Quote, verbatim, all material below, without pictures.

──────── PROVIDED DATA

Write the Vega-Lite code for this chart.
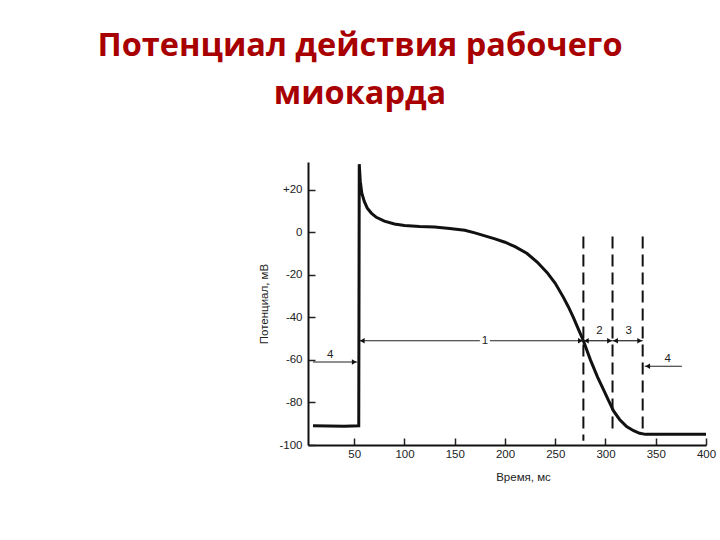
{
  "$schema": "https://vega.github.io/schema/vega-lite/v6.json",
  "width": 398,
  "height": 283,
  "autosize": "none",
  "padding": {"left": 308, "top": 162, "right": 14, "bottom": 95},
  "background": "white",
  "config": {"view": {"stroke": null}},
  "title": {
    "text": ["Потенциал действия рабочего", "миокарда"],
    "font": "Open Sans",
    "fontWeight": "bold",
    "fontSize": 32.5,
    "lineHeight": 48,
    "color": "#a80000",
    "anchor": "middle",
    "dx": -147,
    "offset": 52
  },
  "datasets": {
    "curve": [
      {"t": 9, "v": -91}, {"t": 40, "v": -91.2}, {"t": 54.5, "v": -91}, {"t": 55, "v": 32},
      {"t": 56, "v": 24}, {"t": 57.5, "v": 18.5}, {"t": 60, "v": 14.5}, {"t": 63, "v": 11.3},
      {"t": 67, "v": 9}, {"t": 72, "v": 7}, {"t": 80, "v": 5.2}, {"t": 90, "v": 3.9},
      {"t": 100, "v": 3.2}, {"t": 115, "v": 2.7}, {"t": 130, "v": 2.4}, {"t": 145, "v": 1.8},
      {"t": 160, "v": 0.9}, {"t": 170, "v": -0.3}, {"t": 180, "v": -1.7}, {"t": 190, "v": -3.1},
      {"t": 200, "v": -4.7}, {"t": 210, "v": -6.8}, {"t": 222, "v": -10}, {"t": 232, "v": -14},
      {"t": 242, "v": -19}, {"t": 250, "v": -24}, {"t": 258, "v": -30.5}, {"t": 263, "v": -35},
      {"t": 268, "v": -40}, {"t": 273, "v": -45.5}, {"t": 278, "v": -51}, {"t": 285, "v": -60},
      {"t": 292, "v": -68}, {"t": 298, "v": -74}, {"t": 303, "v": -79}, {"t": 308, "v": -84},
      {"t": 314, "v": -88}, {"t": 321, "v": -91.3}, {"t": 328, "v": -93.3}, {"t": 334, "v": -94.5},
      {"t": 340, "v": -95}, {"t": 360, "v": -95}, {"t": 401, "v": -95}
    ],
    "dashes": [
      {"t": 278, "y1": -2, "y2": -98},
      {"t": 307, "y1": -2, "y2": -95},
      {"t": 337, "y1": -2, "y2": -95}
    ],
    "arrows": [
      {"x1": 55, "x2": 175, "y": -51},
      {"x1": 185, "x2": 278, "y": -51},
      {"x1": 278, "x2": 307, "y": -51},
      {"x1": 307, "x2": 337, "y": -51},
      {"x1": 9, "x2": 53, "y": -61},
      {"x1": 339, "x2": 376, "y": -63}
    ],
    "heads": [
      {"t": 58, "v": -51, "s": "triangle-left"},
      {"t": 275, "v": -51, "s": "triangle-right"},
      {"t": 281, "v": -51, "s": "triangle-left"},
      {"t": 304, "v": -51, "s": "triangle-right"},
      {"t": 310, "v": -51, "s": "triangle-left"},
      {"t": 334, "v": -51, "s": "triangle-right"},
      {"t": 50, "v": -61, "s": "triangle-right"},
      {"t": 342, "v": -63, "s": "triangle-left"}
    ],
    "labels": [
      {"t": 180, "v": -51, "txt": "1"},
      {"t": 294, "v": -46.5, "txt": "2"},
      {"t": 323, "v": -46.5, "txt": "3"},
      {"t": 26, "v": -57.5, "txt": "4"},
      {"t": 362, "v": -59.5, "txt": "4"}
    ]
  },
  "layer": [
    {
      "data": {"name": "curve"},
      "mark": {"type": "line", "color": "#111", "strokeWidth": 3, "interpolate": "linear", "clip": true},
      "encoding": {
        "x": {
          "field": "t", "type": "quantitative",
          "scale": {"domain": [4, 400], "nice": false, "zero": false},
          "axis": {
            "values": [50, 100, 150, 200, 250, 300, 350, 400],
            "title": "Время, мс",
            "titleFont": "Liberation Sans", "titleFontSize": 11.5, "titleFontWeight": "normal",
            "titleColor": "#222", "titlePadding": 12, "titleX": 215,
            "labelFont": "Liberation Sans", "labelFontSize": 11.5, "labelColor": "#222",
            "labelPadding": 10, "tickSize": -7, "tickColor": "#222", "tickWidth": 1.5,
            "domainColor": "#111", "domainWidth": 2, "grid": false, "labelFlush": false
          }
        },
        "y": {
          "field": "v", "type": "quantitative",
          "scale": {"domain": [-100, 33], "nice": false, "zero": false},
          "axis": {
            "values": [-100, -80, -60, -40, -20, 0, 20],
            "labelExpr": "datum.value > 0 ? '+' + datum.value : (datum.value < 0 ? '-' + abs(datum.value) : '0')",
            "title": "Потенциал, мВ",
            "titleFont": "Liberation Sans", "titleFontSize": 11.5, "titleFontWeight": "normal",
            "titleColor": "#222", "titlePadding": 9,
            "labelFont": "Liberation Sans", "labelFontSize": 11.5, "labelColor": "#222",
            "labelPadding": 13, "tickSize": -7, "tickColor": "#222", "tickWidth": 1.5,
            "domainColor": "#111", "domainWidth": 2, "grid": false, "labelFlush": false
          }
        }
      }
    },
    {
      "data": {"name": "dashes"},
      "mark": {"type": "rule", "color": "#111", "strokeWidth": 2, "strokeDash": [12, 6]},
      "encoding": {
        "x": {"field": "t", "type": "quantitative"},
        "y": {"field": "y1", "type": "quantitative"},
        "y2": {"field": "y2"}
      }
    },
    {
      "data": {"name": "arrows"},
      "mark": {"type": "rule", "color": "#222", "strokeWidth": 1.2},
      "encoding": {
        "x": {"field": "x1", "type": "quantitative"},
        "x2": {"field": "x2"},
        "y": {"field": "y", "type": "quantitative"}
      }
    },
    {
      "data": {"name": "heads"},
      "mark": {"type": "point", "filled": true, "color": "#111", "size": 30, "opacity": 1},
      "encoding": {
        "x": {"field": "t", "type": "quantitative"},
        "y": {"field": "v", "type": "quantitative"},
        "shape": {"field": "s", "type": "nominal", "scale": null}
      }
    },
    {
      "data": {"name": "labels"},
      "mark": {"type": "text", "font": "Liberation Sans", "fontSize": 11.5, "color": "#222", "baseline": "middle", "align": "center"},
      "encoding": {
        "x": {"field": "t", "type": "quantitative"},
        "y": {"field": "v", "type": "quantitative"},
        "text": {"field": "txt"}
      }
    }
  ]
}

────────────────

## REPLY TO THE TASK
Write the Vega-Lite code for this chart.
{
  "$schema": "https://vega.github.io/schema/vega-lite/v6.json",
  "width": 398,
  "height": 283,
  "autosize": "none",
  "padding": {"left": 308, "top": 162, "right": 14, "bottom": 95},
  "background": "white",
  "config": {"view": {"stroke": null}},
  "title": {
    "text": ["Потенциал действия рабочего", "миокарда"],
    "font": "Open Sans",
    "fontWeight": "bold",
    "fontSize": 32.5,
    "lineHeight": 48,
    "color": "#a80000",
    "anchor": "middle",
    "dx": -147,
    "offset": 52
  },
  "datasets": {
    "curve": [
      {"t": 9, "v": -91}, {"t": 40, "v": -91.2}, {"t": 54.5, "v": -91}, {"t": 55, "v": 32},
      {"t": 56, "v": 24}, {"t": 57.5, "v": 18.5}, {"t": 60, "v": 14.5}, {"t": 63, "v": 11.3},
      {"t": 67, "v": 9}, {"t": 72, "v": 7}, {"t": 80, "v": 5.2}, {"t": 90, "v": 3.9},
      {"t": 100, "v": 3.2}, {"t": 115, "v": 2.7}, {"t": 130, "v": 2.4}, {"t": 145, "v": 1.8},
      {"t": 160, "v": 0.9}, {"t": 170, "v": -0.3}, {"t": 180, "v": -1.7}, {"t": 190, "v": -3.1},
      {"t": 200, "v": -4.7}, {"t": 210, "v": -6.8}, {"t": 222, "v": -10}, {"t": 232, "v": -14},
      {"t": 242, "v": -19}, {"t": 250, "v": -24}, {"t": 258, "v": -30.5}, {"t": 263, "v": -35},
      {"t": 268, "v": -40}, {"t": 273, "v": -45.5}, {"t": 278, "v": -51}, {"t": 285, "v": -60},
      {"t": 292, "v": -68}, {"t": 298, "v": -74}, {"t": 303, "v": -79}, {"t": 308, "v": -84},
      {"t": 314, "v": -88}, {"t": 321, "v": -91.3}, {"t": 328, "v": -93.3}, {"t": 334, "v": -94.5},
      {"t": 340, "v": -95}, {"t": 360, "v": -95}, {"t": 401, "v": -95}
    ],
    "dashes": [
      {"t": 278, "y1": -2, "y2": -98},
      {"t": 307, "y1": -2, "y2": -95},
      {"t": 337, "y1": -2, "y2": -95}
    ],
    "arrows": [
      {"x1": 55, "x2": 175, "y": -51},
      {"x1": 185, "x2": 278, "y": -51},
      {"x1": 278, "x2": 307, "y": -51},
      {"x1": 307, "x2": 337, "y": -51},
      {"x1": 9, "x2": 53, "y": -61},
      {"x1": 339, "x2": 376, "y": -63}
    ],
    "heads": [
      {"t": 58, "v": -51, "s": "triangle-left"},
      {"t": 275, "v": -51, "s": "triangle-right"},
      {"t": 281, "v": -51, "s": "triangle-left"},
      {"t": 304, "v": -51, "s": "triangle-right"},
      {"t": 310, "v": -51, "s": "triangle-left"},
      {"t": 334, "v": -51, "s": "triangle-right"},
      {"t": 50, "v": -61, "s": "triangle-right"},
      {"t": 342, "v": -63, "s": "triangle-left"}
    ],
    "labels": [
      {"t": 180, "v": -51, "txt": "1"},
      {"t": 294, "v": -46.5, "txt": "2"},
      {"t": 323, "v": -46.5, "txt": "3"},
      {"t": 26, "v": -57.5, "txt": "4"},
      {"t": 362, "v": -59.5, "txt": "4"}
    ]
  },
  "layer": [
    {
      "data": {"name": "curve"},
      "mark": {"type": "line", "color": "#111", "strokeWidth": 3, "interpolate": "linear", "clip": true},
      "encoding": {
        "x": {
          "field": "t", "type": "quantitative",
          "scale": {"domain": [4, 400], "nice": false, "zero": false},
          "axis": {
            "values": [50, 100, 150, 200, 250, 300, 350, 400],
            "title": "Время, мс",
            "titleFont": "Liberation Sans", "titleFontSize": 11.5, "titleFontWeight": "normal",
            "titleColor": "#222", "titlePadding": 12, "titleX": 215,
            "labelFont": "Liberation Sans", "labelFontSize": 11.5, "labelColor": "#222",
            "labelPadding": 10, "tickSize": -7, "tickColor": "#222", "tickWidth": 1.5,
            "domainColor": "#111", "domainWidth": 2, "grid": false, "labelFlush": false
          }
        },
        "y": {
          "field": "v", "type": "quantitative",
          "scale": {"domain": [-100, 33], "nice": false, "zero": false},
          "axis": {
            "values": [-100, -80, -60, -40, -20, 0, 20],
            "labelExpr": "datum.value > 0 ? '+' + datum.value : (datum.value < 0 ? '-' + abs(datum.value) : '0')",
            "title": "Потенциал, мВ",
            "titleFont": "Liberation Sans", "titleFontSize": 11.5, "titleFontWeight": "normal",
            "titleColor": "#222", "titlePadding": 9,
            "labelFont": "Liberation Sans", "labelFontSize": 11.5, "labelColor": "#222",
            "labelPadding": 13, "tickSize": -7, "tickColor": "#222", "tickWidth": 1.5,
            "domainColor": "#111", "domainWidth": 2, "grid": false, "labelFlush": false
          }
        }
      }
    },
    {
      "data": {"name": "dashes"},
      "mark": {"type": "rule", "color": "#111", "strokeWidth": 2, "strokeDash": [12, 6]},
      "encoding": {
        "x": {"field": "t", "type": "quantitative"},
        "y": {"field": "y1", "type": "quantitative"},
        "y2": {"field": "y2"}
      }
    },
    {
      "data": {"name": "arrows"},
      "mark": {"type": "rule", "color": "#222", "strokeWidth": 1.2},
      "encoding": {
        "x": {"field": "x1", "type": "quantitative"},
        "x2": {"field": "x2"},
        "y": {"field": "y", "type": "quantitative"}
      }
    },
    {
      "data": {"name": "heads"},
      "mark": {"type": "point", "filled": true, "color": "#111", "size": 30, "opacity": 1},
      "encoding": {
        "x": {"field": "t", "type": "quantitative"},
        "y": {"field": "v", "type": "quantitative"},
        "shape": {"field": "s", "type": "nominal", "scale": null}
      }
    },
    {
      "data": {"name": "labels"},
      "mark": {"type": "text", "font": "Liberation Sans", "fontSize": 11.5, "color": "#222", "baseline": "middle", "align": "center"},
      "encoding": {
        "x": {"field": "t", "type": "quantitative"},
        "y": {"field": "v", "type": "quantitative"},
        "text": {"field": "txt"}
      }
    }
  ]
}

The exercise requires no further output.